** start **

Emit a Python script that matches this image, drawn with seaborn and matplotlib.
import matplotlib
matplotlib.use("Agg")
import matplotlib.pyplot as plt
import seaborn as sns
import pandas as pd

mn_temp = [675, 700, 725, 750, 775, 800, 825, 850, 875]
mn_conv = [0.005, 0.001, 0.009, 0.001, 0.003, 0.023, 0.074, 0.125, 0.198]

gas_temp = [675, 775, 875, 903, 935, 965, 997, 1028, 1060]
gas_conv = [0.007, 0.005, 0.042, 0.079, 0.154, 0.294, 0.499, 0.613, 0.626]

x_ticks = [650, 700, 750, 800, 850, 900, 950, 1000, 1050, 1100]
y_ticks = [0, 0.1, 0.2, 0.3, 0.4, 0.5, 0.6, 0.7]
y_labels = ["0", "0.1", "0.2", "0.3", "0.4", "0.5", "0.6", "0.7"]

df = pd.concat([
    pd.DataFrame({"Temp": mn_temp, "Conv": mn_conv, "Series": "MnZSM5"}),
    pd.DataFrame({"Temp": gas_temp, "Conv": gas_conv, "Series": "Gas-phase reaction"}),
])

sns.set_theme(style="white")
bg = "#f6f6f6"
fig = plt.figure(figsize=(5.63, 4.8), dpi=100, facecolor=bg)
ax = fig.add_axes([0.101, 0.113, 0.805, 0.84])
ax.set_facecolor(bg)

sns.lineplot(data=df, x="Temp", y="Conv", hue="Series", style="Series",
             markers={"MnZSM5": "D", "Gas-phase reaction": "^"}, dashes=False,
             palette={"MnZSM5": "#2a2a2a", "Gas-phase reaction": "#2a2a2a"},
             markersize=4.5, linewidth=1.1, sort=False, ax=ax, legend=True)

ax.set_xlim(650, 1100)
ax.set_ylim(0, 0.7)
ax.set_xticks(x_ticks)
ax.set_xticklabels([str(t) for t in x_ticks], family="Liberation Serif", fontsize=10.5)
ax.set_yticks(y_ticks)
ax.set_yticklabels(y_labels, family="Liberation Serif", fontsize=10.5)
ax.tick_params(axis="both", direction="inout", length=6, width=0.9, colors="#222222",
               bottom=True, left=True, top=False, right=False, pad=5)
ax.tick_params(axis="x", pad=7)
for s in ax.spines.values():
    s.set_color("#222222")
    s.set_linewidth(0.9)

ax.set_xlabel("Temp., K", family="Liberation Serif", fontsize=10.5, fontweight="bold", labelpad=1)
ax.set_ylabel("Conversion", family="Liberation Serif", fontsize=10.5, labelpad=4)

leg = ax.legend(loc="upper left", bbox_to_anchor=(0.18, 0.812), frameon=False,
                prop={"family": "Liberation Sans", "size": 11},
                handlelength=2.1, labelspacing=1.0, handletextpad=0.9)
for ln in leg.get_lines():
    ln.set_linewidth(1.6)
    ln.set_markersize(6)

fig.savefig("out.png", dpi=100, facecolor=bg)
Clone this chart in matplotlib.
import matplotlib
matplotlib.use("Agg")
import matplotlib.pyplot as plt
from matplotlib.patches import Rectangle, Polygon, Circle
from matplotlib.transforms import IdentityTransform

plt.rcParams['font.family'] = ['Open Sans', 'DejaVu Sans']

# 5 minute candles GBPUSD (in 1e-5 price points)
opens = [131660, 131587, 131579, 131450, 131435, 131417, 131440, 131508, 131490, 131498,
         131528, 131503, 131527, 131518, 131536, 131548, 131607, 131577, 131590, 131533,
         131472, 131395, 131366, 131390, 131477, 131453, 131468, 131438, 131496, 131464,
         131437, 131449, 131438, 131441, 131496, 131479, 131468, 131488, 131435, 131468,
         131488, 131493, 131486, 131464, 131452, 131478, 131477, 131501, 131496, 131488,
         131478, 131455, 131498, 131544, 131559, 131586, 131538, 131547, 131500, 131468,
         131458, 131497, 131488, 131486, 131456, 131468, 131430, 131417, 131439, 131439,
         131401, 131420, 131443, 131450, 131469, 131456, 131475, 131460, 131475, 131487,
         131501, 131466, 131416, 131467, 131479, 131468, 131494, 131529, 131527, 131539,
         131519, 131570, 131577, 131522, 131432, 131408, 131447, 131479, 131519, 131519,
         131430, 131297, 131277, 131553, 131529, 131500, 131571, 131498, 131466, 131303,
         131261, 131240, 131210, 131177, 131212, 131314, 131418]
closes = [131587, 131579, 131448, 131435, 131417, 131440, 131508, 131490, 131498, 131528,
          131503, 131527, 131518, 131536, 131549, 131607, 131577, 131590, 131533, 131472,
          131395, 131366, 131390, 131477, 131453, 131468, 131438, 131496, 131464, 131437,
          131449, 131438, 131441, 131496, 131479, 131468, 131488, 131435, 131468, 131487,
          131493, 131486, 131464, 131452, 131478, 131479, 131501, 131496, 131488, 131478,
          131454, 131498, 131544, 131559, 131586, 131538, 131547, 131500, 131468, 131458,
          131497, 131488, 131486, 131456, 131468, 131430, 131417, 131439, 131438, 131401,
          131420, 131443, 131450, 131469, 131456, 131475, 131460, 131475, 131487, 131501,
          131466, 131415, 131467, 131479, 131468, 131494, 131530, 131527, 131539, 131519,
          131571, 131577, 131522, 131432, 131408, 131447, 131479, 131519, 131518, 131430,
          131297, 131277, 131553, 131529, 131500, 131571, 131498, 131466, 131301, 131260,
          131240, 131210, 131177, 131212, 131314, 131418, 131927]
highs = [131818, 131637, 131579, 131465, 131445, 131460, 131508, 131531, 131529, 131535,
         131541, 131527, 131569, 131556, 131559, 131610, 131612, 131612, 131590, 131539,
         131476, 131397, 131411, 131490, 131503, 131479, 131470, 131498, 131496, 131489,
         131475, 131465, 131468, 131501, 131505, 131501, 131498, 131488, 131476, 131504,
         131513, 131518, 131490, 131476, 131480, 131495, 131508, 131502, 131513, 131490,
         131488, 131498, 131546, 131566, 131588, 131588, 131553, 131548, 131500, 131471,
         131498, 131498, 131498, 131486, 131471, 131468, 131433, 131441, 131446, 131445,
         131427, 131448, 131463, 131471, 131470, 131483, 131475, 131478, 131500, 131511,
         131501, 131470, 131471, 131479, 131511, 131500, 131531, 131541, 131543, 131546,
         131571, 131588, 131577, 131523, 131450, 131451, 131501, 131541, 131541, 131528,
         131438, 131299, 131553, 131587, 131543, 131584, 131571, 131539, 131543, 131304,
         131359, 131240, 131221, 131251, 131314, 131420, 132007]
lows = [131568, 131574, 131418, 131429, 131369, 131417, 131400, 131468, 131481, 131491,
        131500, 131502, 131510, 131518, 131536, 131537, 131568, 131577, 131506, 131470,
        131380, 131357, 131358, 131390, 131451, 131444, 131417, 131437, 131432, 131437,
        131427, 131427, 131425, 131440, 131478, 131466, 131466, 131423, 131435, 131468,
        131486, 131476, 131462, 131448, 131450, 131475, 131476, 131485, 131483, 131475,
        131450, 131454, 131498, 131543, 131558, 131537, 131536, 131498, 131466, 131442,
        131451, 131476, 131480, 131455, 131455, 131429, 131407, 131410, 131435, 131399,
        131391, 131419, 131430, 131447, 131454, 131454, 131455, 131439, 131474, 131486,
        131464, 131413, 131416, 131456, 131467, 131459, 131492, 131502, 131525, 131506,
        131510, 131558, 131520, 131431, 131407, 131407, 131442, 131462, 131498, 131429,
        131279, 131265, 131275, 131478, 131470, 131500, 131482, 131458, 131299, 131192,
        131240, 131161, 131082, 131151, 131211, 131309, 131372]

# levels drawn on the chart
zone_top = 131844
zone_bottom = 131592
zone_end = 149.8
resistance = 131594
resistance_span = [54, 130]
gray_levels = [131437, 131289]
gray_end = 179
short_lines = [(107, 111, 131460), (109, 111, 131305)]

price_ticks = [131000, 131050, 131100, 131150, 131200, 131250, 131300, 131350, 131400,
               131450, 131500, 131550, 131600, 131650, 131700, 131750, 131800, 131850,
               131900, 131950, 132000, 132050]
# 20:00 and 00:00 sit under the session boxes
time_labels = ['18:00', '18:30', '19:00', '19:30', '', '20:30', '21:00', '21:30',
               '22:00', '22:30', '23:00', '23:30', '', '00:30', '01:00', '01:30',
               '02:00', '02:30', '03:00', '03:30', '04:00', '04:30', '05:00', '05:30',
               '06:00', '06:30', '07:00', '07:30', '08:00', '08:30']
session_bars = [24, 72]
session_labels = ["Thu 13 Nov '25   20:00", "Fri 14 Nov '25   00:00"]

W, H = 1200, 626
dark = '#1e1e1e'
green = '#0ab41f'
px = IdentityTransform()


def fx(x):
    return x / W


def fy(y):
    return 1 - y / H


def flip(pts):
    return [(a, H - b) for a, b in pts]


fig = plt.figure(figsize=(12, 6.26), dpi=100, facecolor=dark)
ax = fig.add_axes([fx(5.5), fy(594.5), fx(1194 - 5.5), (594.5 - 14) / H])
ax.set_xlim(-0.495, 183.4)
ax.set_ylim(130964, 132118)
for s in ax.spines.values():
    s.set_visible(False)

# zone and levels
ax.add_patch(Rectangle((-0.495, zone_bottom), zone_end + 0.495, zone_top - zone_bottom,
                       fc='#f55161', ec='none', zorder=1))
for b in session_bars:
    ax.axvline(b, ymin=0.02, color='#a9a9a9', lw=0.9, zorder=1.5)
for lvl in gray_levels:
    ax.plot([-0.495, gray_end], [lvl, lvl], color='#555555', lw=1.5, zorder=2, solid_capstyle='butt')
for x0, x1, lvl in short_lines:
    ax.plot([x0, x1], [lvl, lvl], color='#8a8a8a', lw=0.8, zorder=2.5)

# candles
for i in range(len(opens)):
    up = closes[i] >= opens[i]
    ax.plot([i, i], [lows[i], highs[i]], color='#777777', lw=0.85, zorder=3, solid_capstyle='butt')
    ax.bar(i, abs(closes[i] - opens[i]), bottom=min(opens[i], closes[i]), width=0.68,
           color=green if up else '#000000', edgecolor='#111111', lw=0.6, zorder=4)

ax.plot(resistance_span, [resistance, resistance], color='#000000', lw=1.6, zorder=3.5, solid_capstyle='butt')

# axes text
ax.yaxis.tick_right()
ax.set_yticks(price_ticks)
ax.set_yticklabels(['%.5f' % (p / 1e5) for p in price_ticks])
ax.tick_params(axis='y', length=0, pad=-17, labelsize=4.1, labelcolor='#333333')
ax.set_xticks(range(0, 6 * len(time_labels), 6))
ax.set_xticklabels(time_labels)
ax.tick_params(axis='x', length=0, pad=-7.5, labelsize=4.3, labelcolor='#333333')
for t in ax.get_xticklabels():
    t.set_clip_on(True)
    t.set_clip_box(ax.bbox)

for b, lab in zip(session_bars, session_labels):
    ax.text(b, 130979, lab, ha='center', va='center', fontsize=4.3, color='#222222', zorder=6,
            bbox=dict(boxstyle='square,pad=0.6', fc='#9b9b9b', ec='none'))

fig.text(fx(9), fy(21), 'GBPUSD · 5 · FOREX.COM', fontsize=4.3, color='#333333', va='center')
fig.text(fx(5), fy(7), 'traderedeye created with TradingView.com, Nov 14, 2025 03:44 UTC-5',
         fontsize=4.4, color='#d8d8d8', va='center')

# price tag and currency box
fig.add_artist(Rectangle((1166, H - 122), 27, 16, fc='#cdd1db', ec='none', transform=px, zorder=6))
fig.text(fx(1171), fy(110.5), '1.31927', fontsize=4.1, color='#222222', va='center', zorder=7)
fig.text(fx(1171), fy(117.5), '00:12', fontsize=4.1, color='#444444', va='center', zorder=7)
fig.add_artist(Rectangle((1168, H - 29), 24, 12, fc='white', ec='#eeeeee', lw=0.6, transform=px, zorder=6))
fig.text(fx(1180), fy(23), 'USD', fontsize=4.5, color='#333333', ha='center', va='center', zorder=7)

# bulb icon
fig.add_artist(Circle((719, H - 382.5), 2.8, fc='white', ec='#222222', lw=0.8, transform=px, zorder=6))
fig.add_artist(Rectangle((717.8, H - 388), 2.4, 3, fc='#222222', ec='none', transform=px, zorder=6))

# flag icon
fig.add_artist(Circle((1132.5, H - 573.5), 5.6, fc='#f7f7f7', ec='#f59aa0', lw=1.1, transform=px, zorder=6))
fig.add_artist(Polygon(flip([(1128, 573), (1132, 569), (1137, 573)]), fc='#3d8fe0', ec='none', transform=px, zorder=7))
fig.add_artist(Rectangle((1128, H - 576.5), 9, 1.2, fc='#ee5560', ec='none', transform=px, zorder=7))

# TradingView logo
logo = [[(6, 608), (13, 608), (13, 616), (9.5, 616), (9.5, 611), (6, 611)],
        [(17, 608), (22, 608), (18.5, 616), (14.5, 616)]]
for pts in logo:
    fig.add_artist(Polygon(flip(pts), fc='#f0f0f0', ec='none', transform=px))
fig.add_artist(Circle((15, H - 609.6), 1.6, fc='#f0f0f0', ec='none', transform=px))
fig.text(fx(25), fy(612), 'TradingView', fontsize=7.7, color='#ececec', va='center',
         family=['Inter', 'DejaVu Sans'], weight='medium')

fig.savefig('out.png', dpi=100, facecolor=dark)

** end **

▶ **Task to carry out**: Reproduce exactly the lines from the one containing "Clone this chart in matplotlib." through the one containing "plt.rcParams['font.family'] = ['Open", inclusive, and nothing else.

▶ **Solution**:
Clone this chart in matplotlib.
import matplotlib
matplotlib.use("Agg")
import matplotlib.pyplot as plt
from matplotlib.patches import Rectangle, Polygon, Circle
from matplotlib.transforms import IdentityTransform

plt.rcParams['font.family'] = ['Open Sans', 'DejaVu Sans']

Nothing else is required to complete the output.